The debt per capita for Pakistanis rose by 13 percent, reaching Rs 333,000 in the previous financial year. This public debt has been classified as a "challenge" due to a budget deficit that surpassed the legal limit by Rs 3 trillion, as revealed in a Fiscal Policy Statement submitted to Parliament.
Moreover, the figures highlight the significant emphasis placed on defense spending in Pakistan's budget, indicating the military's strong influence over governmental decisions, while the welfare of citizens is often sidelined.
While the development expenditure, including net lending, was planned at Rs 1.7 trillion, actual disbursements amounted to Rs 1.4 trillion, which is 84 percent of the intended allocation.
In contrast, defense spending was projected at Rs 2.1 trillion, but actual costs reached nearly Rs 2.2 trillion, equating to 103 percent of the budgeted amount, according to the report.
The fiscal year 2024-25 marks the initial full financial year for Prime Minister Shehbaz Sharif's administration, which took office in April 2024.
The finance ministry reported that total public debt as a share of GDP rose from 67.6 percent in June 2024 to 70.7 percent by June 2025.
From June 2024 to June 2025, the total public debt surged from Rs 71.2 trillion to Rs 80.5 trillion, largely due to increased interest payments—a consequence of extra borrowing to finance expenditures beyond legal limits.

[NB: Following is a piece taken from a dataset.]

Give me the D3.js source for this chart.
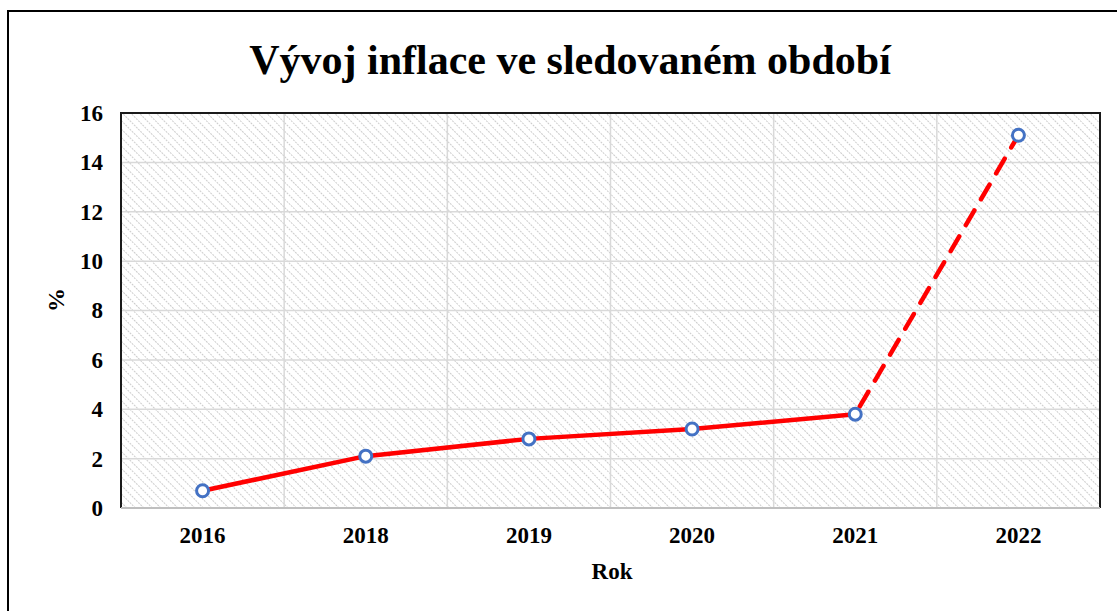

The escalation in public debt, both in absolute numbers and as a proportion of the economy, undermines the federal government's assertions of fiscal discipline. Throughout the year, the government introduced new departments, expanded the federal cabinet, and acquired new furniture and vehicles, all while claiming to pursue austerity.
The finance ministry reiterates that "public debt dynamics have been a crucial challenge" in the last fiscal year, with the rise in total public debt primarily driven by greater interest payments and currency exchange fluctuations.
The government’s medium-term debt management strategy is focused on reducing gross financing needs, extending maturity profiles, and diversifying financing tools to ensure sustainability.
The report also disclosed that the federal government exceeded the 3.5 percent federal fiscal deficit limit set by Parliament, spending Rs 3.1 trillion, or 2.7 percent of GDP.
While revenue collection was close to budget goals, expenditures slightly exceeded expected levels, as noted in the report.